The party, struggling desperately in Durban to rally its forces and continue the burning of passes, was bludgeoned and broken by the police. Pirow banned all public gatherings on the Flats and drove hard against the militants. Using administrative procedures under the Urban Areas Act, magistrates declared that any African who held a party card or who worked with the party was 'idle, dissolute or disorderly' and liable to banishment for two years. Gana Makabeni, the new party organizer in Durban, was deported to his home in the Transkei. Abraham Nduweni, leader of an independent ICU branch, who had taken it en bloc into the party, was deported under escort to his village near Standerton. More than 200 communists and militants were banished to their rural homes in the next few months without any semblance of charge or trial. 45 Deprived of its leaders, infiltrated by spies and informers, the Durban branch was forced to instruct its members to comply with the pass and tax laws so as to avoid deportation.46

Critics have said that the campaign was premature; that it should have been preceded by a long, intensive course of mass education in the techniques of passive resistance. 47 Yet Africans had protested and defied the pass laws for some fifteen years. Both the ICU and the ANC put passes at the top of their long list of grievances. It was the futility of verbal protests and appeals to government that justified the campaign. Some way had to be found of stimulating the people to throw off habits of conformity and acquiescence before they had been coerced into accepting passes as an inescapable evil. Only a widespread, violent rejection could stop the rot. The criticism should have been directed at ANC and ICU leaders who betrayed the movement at a crucial stage when a combined effort might have forced the government to retreat.
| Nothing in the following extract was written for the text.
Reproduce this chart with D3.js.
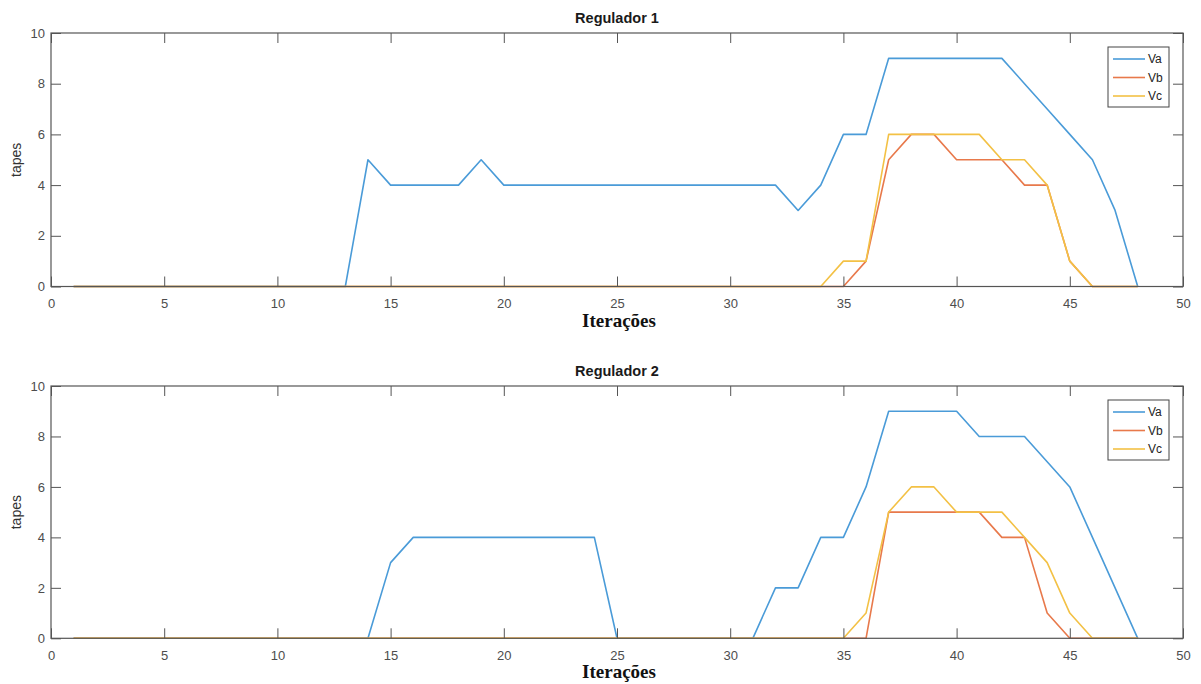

Both the ANC and the Non European Conference, meeting at Bloemfontein in January 1931, discussed the burning of passes. It was one of the worst steps that could be taken, Seme told the ANC. They could obtain the respect of whites only by acting in a moderate way. The Rev. James Calata, Champion and Thaele urged Congress to rid itself of communists, who spread their doctrines under its auspices. The Non-European Conference appeared to be more militant. Right-wing leaders for the first time contemplated calling on people to destroy the passes. When Abdurahman suggested Dingaan's Day for the event, however, Kadalie objected that this would amount to forming a united front with the communists. Conference finally agreed to ask the government 'respectfully but strongly', to do away with the system, and, if it refused, to set aside a day in 1934 on which passes would be burnt. As though to underline its futility, the conference decided to send another grievance deputation to the British government; and again postponed the formation of a united body to coordinate African, Coloured and Indian political activities.48

The communists remarked derisively that the conference might as well have nominated the year 2034 for all the intention that it had of organising an anti-pass campaign. Dissensions in the ANC were 'symptomatic of its present decay and futility. Seme was expelling his rivals, including Thema, though both were 'good boys of conservative outlook'. Congress ' is now split into at least four sections and will soon come to rival the ICU in the multiplicity of its quarrelling groups, the opportunism of its leaders and its lack of a fighting policy'. 49 Before the year was out, however, communists, too, would suffer from the internal dissension that plagued the liberation movement in all its parts.

*Oxwagon Sentinel, CP. Chapter 20, p.483.